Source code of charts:
════
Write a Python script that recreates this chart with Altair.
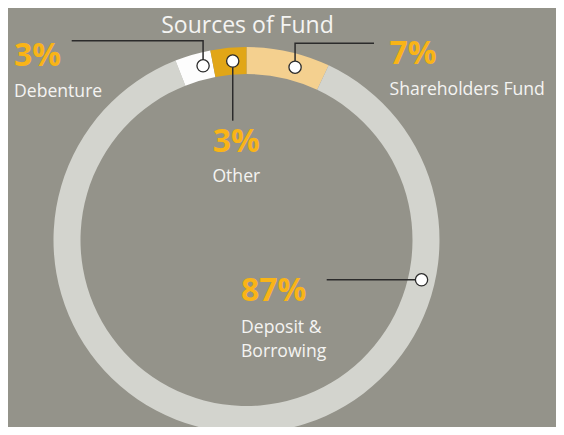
import math
import altair as alt
import pandas as pd

# ---------------- data ----------------
categories = ["Shareholders Fund", "Deposit & Borrowing", "Debenture", "Other"]
shares = [7, 87, 3, 3]
ring_colors = ["#f4d08f", "#d3d4ce", "#fdfdfd", "#e1a617"]
title_text = "Sources of Fund"

# ---------------- layout (chart pixels; page margin is 8px) ----------------
W, H = 548, 419
CX, CY = 238.5, 232.0
R_OUT, R_IN = 193, 166
R_MID = (R_OUT + R_IN) / 2
BG = "#94938a"
PCT_COLOR = "#f9b417"
NAME_COLOR = "#f4f4f2"
LINE_COLOR = "#2b2b2b"
FONT = "Open Sans"

marker_angle = {"Shareholders Fund": 15.7, "Deposit & Borrowing": 102.8,
                "Debenture": -14.0, "Other": -4.4}
leader_turn_y = {"Shareholders Fund": 35.3, "Deposit & Borrowing": None,
                 "Debenture": 32.7, "Other": 112.7}
leader_end_x = {"Shareholders Fund": 366.0, "Deposit & Borrowing": 318.7,
                "Debenture": 63.7, "Other": None}
label_pos = {  # (x, pct baseline y, name baseline y, align)
    "Shareholders Fund": (381.5, 56.3, 87.0, "left"),
    "Deposit & Borrowing": (233.0, 292.7, 325.3, "left"),
    "Debenture": (6.0, 58.0, 88.7, "left"),
    "Other": (228.3, 143.7, 173.7, "center"),
}

# ---------------- tables ----------------
ring = pd.DataFrame({"category": categories, "share": shares,
                     "ord": list(range(len(categories)))})

mk_rows, ln_rows, lab_rows = [], [], []
for c, v in zip(categories, shares):
    a = math.radians(marker_angle[c])
    mx, my = CX + R_MID * math.sin(a), CY - R_MID * math.cos(a)
    mk_rows.append({"category": c, "x": mx, "y": my})
    pts = [(mx, my)]
    if leader_turn_y[c] is not None:
        pts.append((mx, leader_turn_y[c]))
    if leader_end_x[c] is not None:
        pts.append((leader_end_x[c], pts[-1][1]))
    for i, (px, py) in enumerate(pts):
        ln_rows.append({"category": c, "i": i, "x": px, "y": py})
    lx, py_, ny, al = label_pos[c]
    name = c.replace("& ", "&\n") if c.startswith("Deposit") else c
    lab_rows.append({"category": c, "x": lx, "py": py_, "ny": ny, "align": al,
                     "pct": f"{v}%", "name": name})

markers = pd.DataFrame(mk_rows)
leaders = pd.DataFrame(ln_rows)
labels = pd.DataFrame(lab_rows)

xs = alt.Scale(domain=[0, W], range=[0, W], nice=False, zero=False)
ys = alt.Scale(domain=[0, H], range=[0, H], nice=False, zero=False)

color_scale = alt.Scale(domain=categories, range=ring_colors)

ring_layer = alt.Chart(ring).mark_arc(
    outerRadius=R_OUT, innerRadius=R_IN, stroke=None
).encode(
    theta=alt.Theta("share:Q", stack=True),
    order=alt.Order("ord:Q"),
    color=alt.Color("category:N", scale=color_scale, legend=None),
    x=alt.value(CX), y=alt.value(CY),
)

line_layer = alt.Chart(leaders).mark_line(
    color=LINE_COLOR, strokeWidth=1.5, interpolate="linear"
).encode(
    x=alt.X("x:Q", scale=xs, axis=None),
    y=alt.Y("y:Q", scale=ys, axis=None),
    detail="category:N",
    order="i:Q",
)

marker_layer = alt.Chart(markers).mark_point(
    shape="circle", filled=True, fill="white", stroke=LINE_COLOR,
    strokeWidth=1.3, size=150, opacity=1
).encode(
    x=alt.X("x:Q", scale=xs, axis=None),
    y=alt.Y("y:Q", scale=ys, axis=None),
)

def text_layers(align):
    sub = labels[labels["align"] == align]
    pct = alt.Chart(sub).mark_text(
        align=align, baseline="alphabetic", font=FONT, fontSize=32,
        fontWeight="bold", color=PCT_COLOR
    ).encode(
        x=alt.X("x:Q", scale=xs, axis=None),
        y=alt.Y("py:Q", scale=ys, axis=None),
        text="pct:N",
    )
    nm = alt.Chart(sub).mark_text(
        align=align, baseline="alphabetic", font=FONT, fontSize=17.6,
        color=NAME_COLOR, lineBreak="\n", lineHeight=23.4
    ).encode(
        x=alt.X("x:Q", scale=xs, axis=None),
        y=alt.Y("ny:Q", scale=ys, axis=None),
        text="name:N",
    )
    return [pct, nm]

title_layer = alt.Chart(pd.DataFrame({"t": [title_text]})).mark_text(
    align="center", baseline="alphabetic", font=FONT, fontSize=23,
    color=NAME_COLOR
).encode(
    x=alt.value(239.5), y=alt.value(25), text="t:N"
)

chart = alt.layer(
    ring_layer, line_layer, marker_layer,
    *text_layers("left"), *text_layers("center"), title_layer
).properties(
    width=W, height=H, padding=0,
    autosize=alt.AutoSizeParams(type="none"),
    background=BG,
).configure_view(stroke=None)

chart.save("out.html", embed_options={"renderer": "svg", "actions": False})
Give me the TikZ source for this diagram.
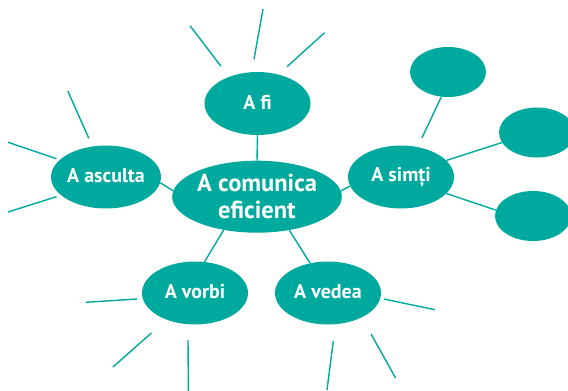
════
**YOUR GOAL**
Keep the pictures out and write out the records exactly.

**ANSWER**
Write a Python script that recreates this chart with Altair.
import math
import altair as alt
import pandas as pd

# ---------------- data ----------------
categories = ["Shareholders Fund", "Deposit & Borrowing", "Debenture", "Other"]
shares = [7, 87, 3, 3]
ring_colors = ["#f4d08f", "#d3d4ce", "#fdfdfd", "#e1a617"]
title_text = "Sources of Fund"

# ---------------- layout (chart pixels; page margin is 8px) ----------------
W, H = 548, 419
CX, CY = 238.5, 232.0
R_OUT, R_IN = 193, 166
R_MID = (R_OUT + R_IN) / 2
BG = "#94938a"
PCT_COLOR = "#f9b417"
NAME_COLOR = "#f4f4f2"
LINE_COLOR = "#2b2b2b"
FONT = "Open Sans"

marker_angle = {"Shareholders Fund": 15.7, "Deposit & Borrowing": 102.8,
                "Debenture": -14.0, "Other": -4.4}
leader_turn_y = {"Shareholders Fund": 35.3, "Deposit & Borrowing": None,
                 "Debenture": 32.7, "Other": 112.7}
leader_end_x = {"Shareholders Fund": 366.0, "Deposit & Borrowing": 318.7,
                "Debenture": 63.7, "Other": None}
label_pos = {  # (x, pct baseline y, name baseline y, align)
    "Shareholders Fund": (381.5, 56.3, 87.0, "left"),
    "Deposit & Borrowing": (233.0, 292.7, 325.3, "left"),
    "Debenture": (6.0, 58.0, 88.7, "left"),
    "Other": (228.3, 143.7, 173.7, "center"),
}

# ---------------- tables ----------------
ring = pd.DataFrame({"category": categories, "share": shares,
                     "ord": list(range(len(categories)))})

mk_rows, ln_rows, lab_rows = [], [], []
for c, v in zip(categories, shares):
    a = math.radians(marker_angle[c])
    mx, my = CX + R_MID * math.sin(a), CY - R_MID * math.cos(a)
    mk_rows.append({"category": c, "x": mx, "y": my})
    pts = [(mx, my)]
    if leader_turn_y[c] is not None:
        pts.append((mx, leader_turn_y[c]))
    if leader_end_x[c] is not None:
        pts.append((leader_end_x[c], pts[-1][1]))
    for i, (px, py) in enumerate(pts):
        ln_rows.append({"category": c, "i": i, "x": px, "y": py})
    lx, py_, ny, al = label_pos[c]
    name = c.replace("& ", "&\n") if c.startswith("Deposit") else c
    lab_rows.append({"category": c, "x": lx, "py": py_, "ny": ny, "align": al,
                     "pct": f"{v}%", "name": name})

markers = pd.DataFrame(mk_rows)
leaders = pd.DataFrame(ln_rows)
labels = pd.DataFrame(lab_rows)

xs = alt.Scale(domain=[0, W], range=[0, W], nice=False, zero=False)
ys = alt.Scale(domain=[0, H], range=[0, H], nice=False, zero=False)

color_scale = alt.Scale(domain=categories, range=ring_colors)

ring_layer = alt.Chart(ring).mark_arc(
    outerRadius=R_OUT, innerRadius=R_IN, stroke=None
).encode(
    theta=alt.Theta("share:Q", stack=True),
    order=alt.Order("ord:Q"),
    color=alt.Color("category:N", scale=color_scale, legend=None),
    x=alt.value(CX), y=alt.value(CY),
)

line_layer = alt.Chart(leaders).mark_line(
    color=LINE_COLOR, strokeWidth=1.5, interpolate="linear"
).encode(
    x=alt.X("x:Q", scale=xs, axis=None),
    y=alt.Y("y:Q", scale=ys, axis=None),
    detail="category:N",
    order="i:Q",
)

marker_layer = alt.Chart(markers).mark_point(
    shape="circle", filled=True, fill="white", stroke=LINE_COLOR,
    strokeWidth=1.3, size=150, opacity=1
).encode(
    x=alt.X("x:Q", scale=xs, axis=None),
    y=alt.Y("y:Q", scale=ys, axis=None),
)

def text_layers(align):
    sub = labels[labels["align"] == align]
    pct = alt.Chart(sub).mark_text(
        align=align, baseline="alphabetic", font=FONT, fontSize=32,
        fontWeight="bold", color=PCT_COLOR
    ).encode(
        x=alt.X("x:Q", scale=xs, axis=None),
        y=alt.Y("py:Q", scale=ys, axis=None),
        text="pct:N",
    )
    nm = alt.Chart(sub).mark_text(
        align=align, baseline="alphabetic", font=FONT, fontSize=17.6,
        color=NAME_COLOR, lineBreak="\n", lineHeight=23.4
    ).encode(
        x=alt.X("x:Q", scale=xs, axis=None),
        y=alt.Y("ny:Q", scale=ys, axis=None),
        text="name:N",
    )
    return [pct, nm]

title_layer = alt.Chart(pd.DataFrame({"t": [title_text]})).mark_text(
    align="center", baseline="alphabetic", font=FONT, fontSize=23,
    color=NAME_COLOR
).encode(
    x=alt.value(239.5), y=alt.value(25), text="t:N"
)

chart = alt.layer(
    ring_layer, line_layer, marker_layer,
    *text_layers("left"), *text_layers("center"), title_layer
).properties(
    width=W, height=H, padding=0,
    autosize=alt.AutoSizeParams(type="none"),
    background=BG,
).configure_view(stroke=None)

chart.save("out.html", embed_options={"renderer": "svg", "actions": False})
Give me the TikZ source for this diagram.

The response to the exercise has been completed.